The Bangladesh International Crimes Tribunal (ICT) indicted the ousted prime minister, who has been living in self-exile in India since her removal from office in August 2024, alongside two senior officials: former Home Minister Asaduzzaman Khan Kamal and former police chief Chowdhury Mamun.
Of the three, only Mamun has pleaded guilty to the charges brought against him, according to local media reports.
The charges stem from allegations that Hasina “incited, encouraged, and ordered” a nationwide police crackdown that led to the deaths of at least 1,500 people and injuries to more than 25,000, according to Chief Prosecutor Mohammad Tajul Islam.
Arrest warrants for all three were issued in June after the court formally accepted the charges, ten months after Hasina fled the country following weeks of escalating unrest.
What began in June 2024 as peaceful, student-led protests against a “discriminatory” civil service quota system quickly turned into widespread violence.
According to UN estimates, more than 1,400 people were killed between July 1 and August 15, 2024.
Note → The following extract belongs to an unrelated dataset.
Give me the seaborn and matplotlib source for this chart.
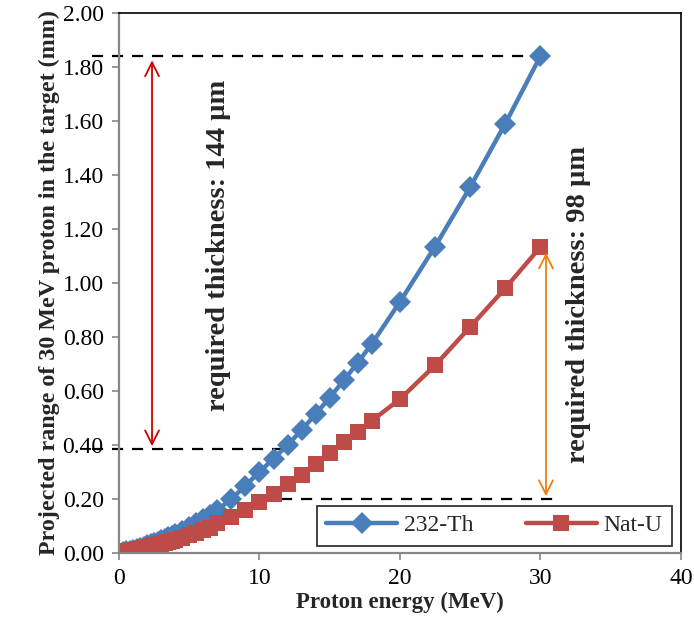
#%% Librerias
import numpy as np
import pandas as pd
import matplotlib
matplotlib.use('Agg')
import matplotlib.pyplot as plt
import seaborn as sns

#%% Datos
energia = [0, 0.25, 0.5, 0.75, 1, 1.25, 1.5, 1.75, 2, 2.25, 2.5, 2.75, 3, 3.25, 3.5, 3.75,
           4, 4.5, 5, 5.5, 6, 6.5, 7, 8, 9, 10, 11, 12, 13, 14, 15, 16, 17, 18,
           20, 22.5, 25, 27.5, 30]
rango_th = [0.001, 0.003, 0.006, 0.009, 0.013, 0.016, 0.020, 0.024, 0.028, 0.032, 0.037, 0.042,
            0.047, 0.052, 0.058, 0.064, 0.070, 0.082, 0.095, 0.110, 0.125, 0.142, 0.160,
            0.200, 0.250, 0.300, 0.350, 0.400, 0.455, 0.515, 0.575, 0.640, 0.705, 0.775,
            0.930, 1.135, 1.355, 1.590, 1.840]
rango_u = [0.001, 0.003, 0.006, 0.008, 0.011, 0.013, 0.016, 0.019, 0.022, 0.025, 0.028, 0.031,
           0.034, 0.038, 0.041, 0.045, 0.049, 0.057, 0.065, 0.074, 0.084, 0.094, 0.110,
           0.135, 0.160, 0.190, 0.220, 0.255, 0.290, 0.330, 0.370, 0.410, 0.450, 0.490,
           0.570, 0.695, 0.837, 0.981, 1.133]
series = ['232-Th', 'Nat-U']
colores = ['#4a7ebb', '#be4b48']

# lineas de referencia y flechas
y_th30 = 1.84
y_th_min = 0.385
y_u_min = 0.20
y_u30 = 1.133
texto_th = 'required thickness: 144 \u00b5m'
texto_u = 'required thickness: 98 \u00b5m'

df = pd.DataFrame({
    'E': energia * 2,
    'R': rango_th + rango_u,
    'serie': [series[0]] * len(energia) + [series[1]] * len(energia),
})

#%% Grafica
sns.set_style('ticks')
plt.rcParams['font.family'] = ['Liberation Serif', 'DejaVu Serif']

fig = plt.figure(figsize=(6.94, 6.38), dpi=100)
ax = fig.add_axes([0.1715, 0.1332, 0.8095, 0.8464])

# Th primero, U encima (como en la figura original)
sns.lineplot(data=df[df.serie == series[0]], x='E', y='R', color=colores[0], marker='D',
             linewidth=3.2, markersize=11, markeredgewidth=0, ax=ax, legend=False)
sns.lineplot(data=df[df.serie == series[1]], x='E', y='R', color=colores[1], marker='s',
             linewidth=3.2, markersize=12, markeredgewidth=0, ax=ax, legend=False)

# lineas punteadas
ax.plot([-1.9, 30], [y_th30, y_th30], '--', color='k', lw=1.6, dashes=(5, 4), clip_on=False, zorder=1)
ax.plot([-1.9, 11.5], [y_th_min, y_th_min], '--', color='k', lw=1.6, dashes=(5, 4), clip_on=False, zorder=1)
ax.plot([11.5, 31], [y_u_min, y_u_min], '--', color='k', lw=1.6, dashes=(5, 4), clip_on=False, zorder=1)

# flechas
ax.annotate('', xy=(2.35, y_th30 - 0.005), xytext=(2.35, y_th_min),
            arrowprops=dict(arrowstyle='<->', color='#d00000', lw=1.3, mutation_scale=25))
ax.annotate('', xy=(30.4, y_u30 - 0.01), xytext=(30.4, y_u_min),
            arrowprops=dict(arrowstyle='<->', color='#f07f09', lw=1.3, mutation_scale=25))

ax.text(7.05, 1.14, texto_th, rotation=90, ha='center', va='center',
        fontsize=20.5, fontweight='bold')
ax.text(32.7, 0.92, texto_u, rotation=90, ha='center', va='center',
        fontsize=20.5, fontweight='bold')

ax.set_xlim(0, 40)
ax.set_ylim(0, 2.0)
ax.set_xticks([0, 10, 20, 30, 40])
ax.set_yticks(np.arange(0, 2.01, 0.2))
ax.yaxis.set_major_formatter(matplotlib.ticker.FormatStrFormatter('%.2f'))
ax.tick_params(labelsize=17, colors='#868686', length=5, width=1.2, pad=6)
for lab in ax.get_xticklabels() + ax.get_yticklabels():
    lab.set_color('k')

for s in ['left', 'bottom']:
    ax.spines[s].set_color('#868686')
    ax.spines[s].set_linewidth(1.6)
for s in ['top', 'right']:
    ax.spines[s].set_color('k')
    ax.spines[s].set_linewidth(1.2)

ax.set_xlabel('Proton energy (MeV)', fontsize=16.5, fontweight='bold', labelpad=2)
ax.set_ylabel('Projected range of 30 MeV proton in the target (mm)',
              fontsize=17.3, fontweight='bold', labelpad=2)

# leyenda
handles = [plt.Line2D([], [], color=colores[0], lw=3.2, marker='D', ms=11, mew=0),
           plt.Line2D([], [], color=colores[1], lw=3.2, marker='s', ms=12, mew=0)]
leg = ax.legend(handles, series, loc='lower right', ncol=2, fontsize=17,
                frameon=True, fancybox=False, edgecolor='k', borderaxespad=0.3,
                bbox_to_anchor=(0.997, 0.0), handlelength=3, columnspacing=2.2,
                borderpad=0.4, handletextpad=0.3)
leg.get_frame().set_linewidth(1.3)

fig.savefig('out.png', dpi=100)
On July 2, Hasina was sentenced in absentia to six months in jail by the ICT in a separate contempt of court case, marking the first formal conviction in any of the cases against her. The ruling followed the leak of a phone call in which she allegedly said, “227 cases have been filed against me, so I have been given a license to kill 227 people.”
The trial is scheduled to begin on August 3.